### [DATA EXCERPTS]
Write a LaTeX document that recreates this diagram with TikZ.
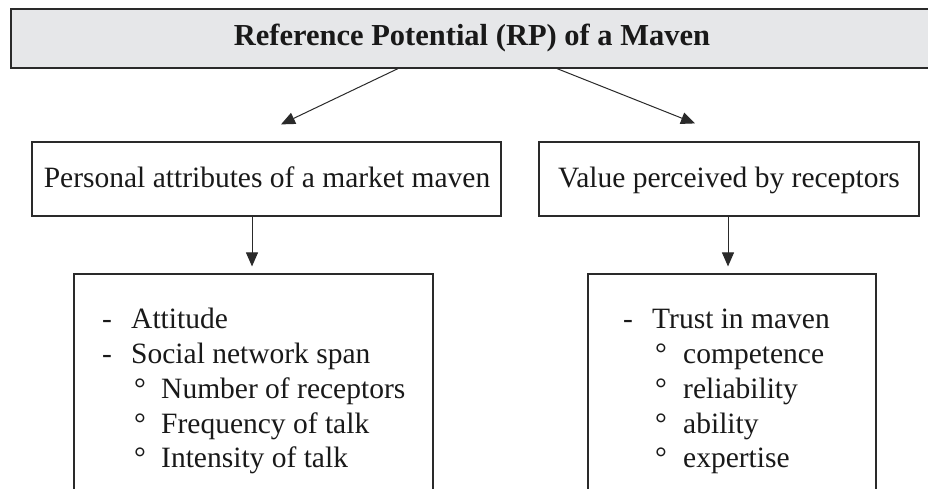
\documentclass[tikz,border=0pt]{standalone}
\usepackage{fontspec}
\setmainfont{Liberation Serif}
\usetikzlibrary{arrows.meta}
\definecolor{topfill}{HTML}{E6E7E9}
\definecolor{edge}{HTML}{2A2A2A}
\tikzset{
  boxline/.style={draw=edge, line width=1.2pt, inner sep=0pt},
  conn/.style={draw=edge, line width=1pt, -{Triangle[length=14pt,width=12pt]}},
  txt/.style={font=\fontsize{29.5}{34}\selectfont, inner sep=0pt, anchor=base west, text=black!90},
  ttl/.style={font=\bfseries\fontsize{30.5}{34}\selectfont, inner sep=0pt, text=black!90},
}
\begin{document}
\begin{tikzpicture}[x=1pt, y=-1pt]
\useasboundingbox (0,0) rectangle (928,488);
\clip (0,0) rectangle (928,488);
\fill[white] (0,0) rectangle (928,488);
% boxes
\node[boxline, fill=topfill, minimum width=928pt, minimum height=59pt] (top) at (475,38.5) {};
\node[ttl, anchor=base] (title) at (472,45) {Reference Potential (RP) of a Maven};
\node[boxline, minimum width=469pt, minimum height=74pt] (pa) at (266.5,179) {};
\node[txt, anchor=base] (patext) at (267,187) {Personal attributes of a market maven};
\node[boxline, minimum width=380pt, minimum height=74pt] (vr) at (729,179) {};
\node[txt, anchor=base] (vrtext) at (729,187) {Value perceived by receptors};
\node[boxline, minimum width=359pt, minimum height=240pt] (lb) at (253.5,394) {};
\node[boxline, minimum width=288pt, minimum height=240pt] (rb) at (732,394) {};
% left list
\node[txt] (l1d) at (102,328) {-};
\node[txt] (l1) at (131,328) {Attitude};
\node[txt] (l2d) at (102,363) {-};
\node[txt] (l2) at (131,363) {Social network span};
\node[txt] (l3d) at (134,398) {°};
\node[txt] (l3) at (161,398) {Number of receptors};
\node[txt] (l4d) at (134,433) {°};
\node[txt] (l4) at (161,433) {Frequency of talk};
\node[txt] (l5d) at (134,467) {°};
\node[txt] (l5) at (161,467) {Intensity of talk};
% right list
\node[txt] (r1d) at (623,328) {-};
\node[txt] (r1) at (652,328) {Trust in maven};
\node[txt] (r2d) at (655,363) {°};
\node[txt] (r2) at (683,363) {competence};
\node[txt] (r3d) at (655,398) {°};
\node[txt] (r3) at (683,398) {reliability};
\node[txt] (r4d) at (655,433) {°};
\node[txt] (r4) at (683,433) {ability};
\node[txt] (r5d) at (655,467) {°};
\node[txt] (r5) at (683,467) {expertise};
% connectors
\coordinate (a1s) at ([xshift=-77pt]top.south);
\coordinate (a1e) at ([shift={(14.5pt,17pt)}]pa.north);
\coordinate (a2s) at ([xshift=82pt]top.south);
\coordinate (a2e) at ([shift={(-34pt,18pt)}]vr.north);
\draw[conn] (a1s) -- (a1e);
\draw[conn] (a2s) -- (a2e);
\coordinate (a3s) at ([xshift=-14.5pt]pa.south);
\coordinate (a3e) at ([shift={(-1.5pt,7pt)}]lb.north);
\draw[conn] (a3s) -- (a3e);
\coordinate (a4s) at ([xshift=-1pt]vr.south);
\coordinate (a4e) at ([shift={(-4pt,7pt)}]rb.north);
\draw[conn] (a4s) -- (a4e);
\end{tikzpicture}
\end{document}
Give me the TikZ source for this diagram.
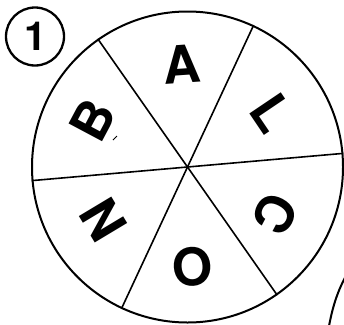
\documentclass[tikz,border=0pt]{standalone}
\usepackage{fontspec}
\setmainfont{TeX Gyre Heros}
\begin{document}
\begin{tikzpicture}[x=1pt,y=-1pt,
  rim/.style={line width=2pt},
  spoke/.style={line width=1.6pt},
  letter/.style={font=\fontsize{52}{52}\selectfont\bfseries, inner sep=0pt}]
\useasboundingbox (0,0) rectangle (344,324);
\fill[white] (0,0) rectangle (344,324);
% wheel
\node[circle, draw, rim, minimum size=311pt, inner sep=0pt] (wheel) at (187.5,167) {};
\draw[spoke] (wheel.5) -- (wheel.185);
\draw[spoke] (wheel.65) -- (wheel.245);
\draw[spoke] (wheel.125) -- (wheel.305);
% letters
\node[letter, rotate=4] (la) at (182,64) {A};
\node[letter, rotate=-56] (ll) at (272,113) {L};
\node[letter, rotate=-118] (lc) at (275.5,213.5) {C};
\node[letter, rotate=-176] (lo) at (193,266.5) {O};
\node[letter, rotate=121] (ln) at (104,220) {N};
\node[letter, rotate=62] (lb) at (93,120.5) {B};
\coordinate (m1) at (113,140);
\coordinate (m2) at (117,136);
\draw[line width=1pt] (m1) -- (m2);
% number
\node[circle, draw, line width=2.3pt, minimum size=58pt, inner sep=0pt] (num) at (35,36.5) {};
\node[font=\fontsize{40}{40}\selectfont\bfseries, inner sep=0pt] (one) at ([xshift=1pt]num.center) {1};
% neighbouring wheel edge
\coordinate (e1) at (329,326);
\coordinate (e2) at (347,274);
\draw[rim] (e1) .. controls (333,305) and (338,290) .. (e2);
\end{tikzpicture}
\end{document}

### [BRIEF]
Every record above should be written out again exactly; the pictures stay out of the copy.

### [TASK OUTPUT]
Write a LaTeX document that recreates this diagram with TikZ.
\documentclass[tikz,border=0pt]{standalone}
\usepackage{fontspec}
\setmainfont{Liberation Serif}
\usetikzlibrary{arrows.meta}
\definecolor{topfill}{HTML}{E6E7E9}
\definecolor{edge}{HTML}{2A2A2A}
\tikzset{
  boxline/.style={draw=edge, line width=1.2pt, inner sep=0pt},
  conn/.style={draw=edge, line width=1pt, -{Triangle[length=14pt,width=12pt]}},
  txt/.style={font=\fontsize{29.5}{34}\selectfont, inner sep=0pt, anchor=base west, text=black!90},
  ttl/.style={font=\bfseries\fontsize{30.5}{34}\selectfont, inner sep=0pt, text=black!90},
}
\begin{document}
\begin{tikzpicture}[x=1pt, y=-1pt]
\useasboundingbox (0,0) rectangle (928,488);
\clip (0,0) rectangle (928,488);
\fill[white] (0,0) rectangle (928,488);
% boxes
\node[boxline, fill=topfill, minimum width=928pt, minimum height=59pt] (top) at (475,38.5) {};
\node[ttl, anchor=base] (title) at (472,45) {Reference Potential (RP) of a Maven};
\node[boxline, minimum width=469pt, minimum height=74pt] (pa) at (266.5,179) {};
\node[txt, anchor=base] (patext) at (267,187) {Personal attributes of a market maven};
\node[boxline, minimum width=380pt, minimum height=74pt] (vr) at (729,179) {};
\node[txt, anchor=base] (vrtext) at (729,187) {Value perceived by receptors};
\node[boxline, minimum width=359pt, minimum height=240pt] (lb) at (253.5,394) {};
\node[boxline, minimum width=288pt, minimum height=240pt] (rb) at (732,394) {};
% left list
\node[txt] (l1d) at (102,328) {-};
\node[txt] (l1) at (131,328) {Attitude};
\node[txt] (l2d) at (102,363) {-};
\node[txt] (l2) at (131,363) {Social network span};
\node[txt] (l3d) at (134,398) {°};
\node[txt] (l3) at (161,398) {Number of receptors};
\node[txt] (l4d) at (134,433) {°};
\node[txt] (l4) at (161,433) {Frequency of talk};
\node[txt] (l5d) at (134,467) {°};
\node[txt] (l5) at (161,467) {Intensity of talk};
% right list
\node[txt] (r1d) at (623,328) {-};
\node[txt] (r1) at (652,328) {Trust in maven};
\node[txt] (r2d) at (655,363) {°};
\node[txt] (r2) at (683,363) {competence};
\node[txt] (r3d) at (655,398) {°};
\node[txt] (r3) at (683,398) {reliability};
\node[txt] (r4d) at (655,433) {°};
\node[txt] (r4) at (683,433) {ability};
\node[txt] (r5d) at (655,467) {°};
\node[txt] (r5) at (683,467) {expertise};
% connectors
\coordinate (a1s) at ([xshift=-77pt]top.south);
\coordinate (a1e) at ([shift={(14.5pt,17pt)}]pa.north);
\coordinate (a2s) at ([xshift=82pt]top.south);
\coordinate (a2e) at ([shift={(-34pt,18pt)}]vr.north);
\draw[conn] (a1s) -- (a1e);
\draw[conn] (a2s) -- (a2e);
\coordinate (a3s) at ([xshift=-14.5pt]pa.south);
\coordinate (a3e) at ([shift={(-1.5pt,7pt)}]lb.north);
\draw[conn] (a3s) -- (a3e);
\coordinate (a4s) at ([xshift=-1pt]vr.south);
\coordinate (a4e) at ([shift={(-4pt,7pt)}]rb.north);
\draw[conn] (a4s) -- (a4e);
\end{tikzpicture}
\end{document}
Give me the TikZ source for this diagram.
\documentclass[tikz,border=0pt]{standalone}
\usepackage{fontspec}
\setmainfont{TeX Gyre Heros}
\begin{document}
\begin{tikzpicture}[x=1pt,y=-1pt,
  rim/.style={line width=2pt},
  spoke/.style={line width=1.6pt},
  letter/.style={font=\fontsize{52}{52}\selectfont\bfseries, inner sep=0pt}]
\useasboundingbox (0,0) rectangle (344,324);
\fill[white] (0,0) rectangle (344,324);
% wheel
\node[circle, draw, rim, minimum size=311pt, inner sep=0pt] (wheel) at (187.5,167) {};
\draw[spoke] (wheel.5) -- (wheel.185);
\draw[spoke] (wheel.65) -- (wheel.245);
\draw[spoke] (wheel.125) -- (wheel.305);
% letters
\node[letter, rotate=4] (la) at (182,64) {A};
\node[letter, rotate=-56] (ll) at (272,113) {L};
\node[letter, rotate=-118] (lc) at (275.5,213.5) {C};
\node[letter, rotate=-176] (lo) at (193,266.5) {O};
\node[letter, rotate=121] (ln) at (104,220) {N};
\node[letter, rotate=62] (lb) at (93,120.5) {B};
\coordinate (m1) at (113,140);
\coordinate (m2) at (117,136);
\draw[line width=1pt] (m1) -- (m2);
% number
\node[circle, draw, line width=2.3pt, minimum size=58pt, inner sep=0pt] (num) at (35,36.5) {};
\node[font=\fontsize{40}{40}\selectfont\bfseries, inner sep=0pt] (one) at ([xshift=1pt]num.center) {1};
% neighbouring wheel edge
\coordinate (e1) at (329,326);
\coordinate (e2) at (347,274);
\draw[rim] (e1) .. controls (333,305) and (338,290) .. (e2);
\end{tikzpicture}
\end{document}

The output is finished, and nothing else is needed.